Duchovny and Gruffud (who is perhaps best known from King Arthur) play two men whose virtues and even lives descend from higher places into the lowest common denominator, where they find themselves, as Duchovny appropriately puts it, perpetuating the pipeline of crap feeding into America's homes.
This more moving duo contrasts oddly with Weaver and the show's dimwitted lead actor, who's more concerned with money and his co-lead's body than with the artistic vision or shaping of his craft.
To me, the over-the-top TV exec found in Weaver, along with the lead actor, failed to mesh well with the more subdued, more human Duchovny and Gruffud. In a spectrum-sense, the movie never settles quite in the middle ground of combining the two poles and lets the comical and the despairing never truly meet in the same scene.
The movie bounces back and forth between these poles but never integrates one into the other.
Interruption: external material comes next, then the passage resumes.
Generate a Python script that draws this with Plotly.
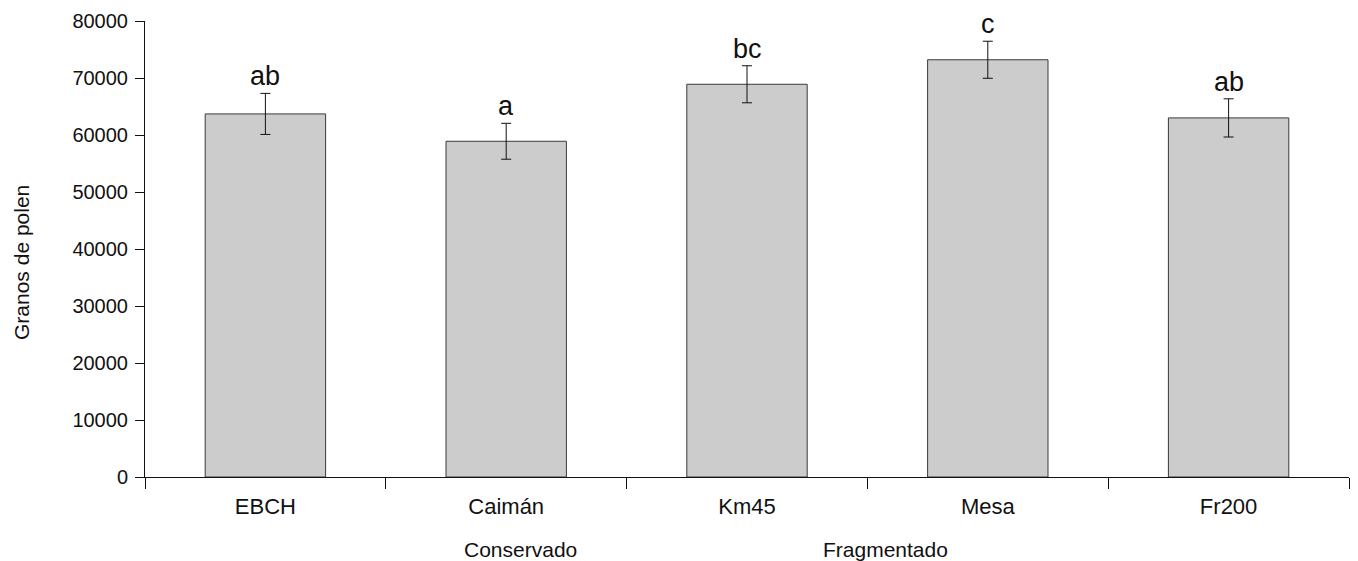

As character development the movie works, but the overall style and framework connecting the different experiences is a little disjointed.
Not to forget that we never see the aftermath, no falling action; Duchovny settles into producing a bad show, yes, but what happens to Gruffud's marriage, the two leads, the show itself, is only implied.
The cliche, art-house message of 'corporate-america destroying creativity' is seen almost in a misanthropic light, which is as depressing as it is unentertaining. A few set-piece gags save face, and a large supporting cast adds flavor, but a unified approach and another twenty minutes might have been interesting.
Two Stars.
This review of The TV Set (2007) was written by Burton L on 03 Jun 2007.
The TV Set has generally received positive reviews.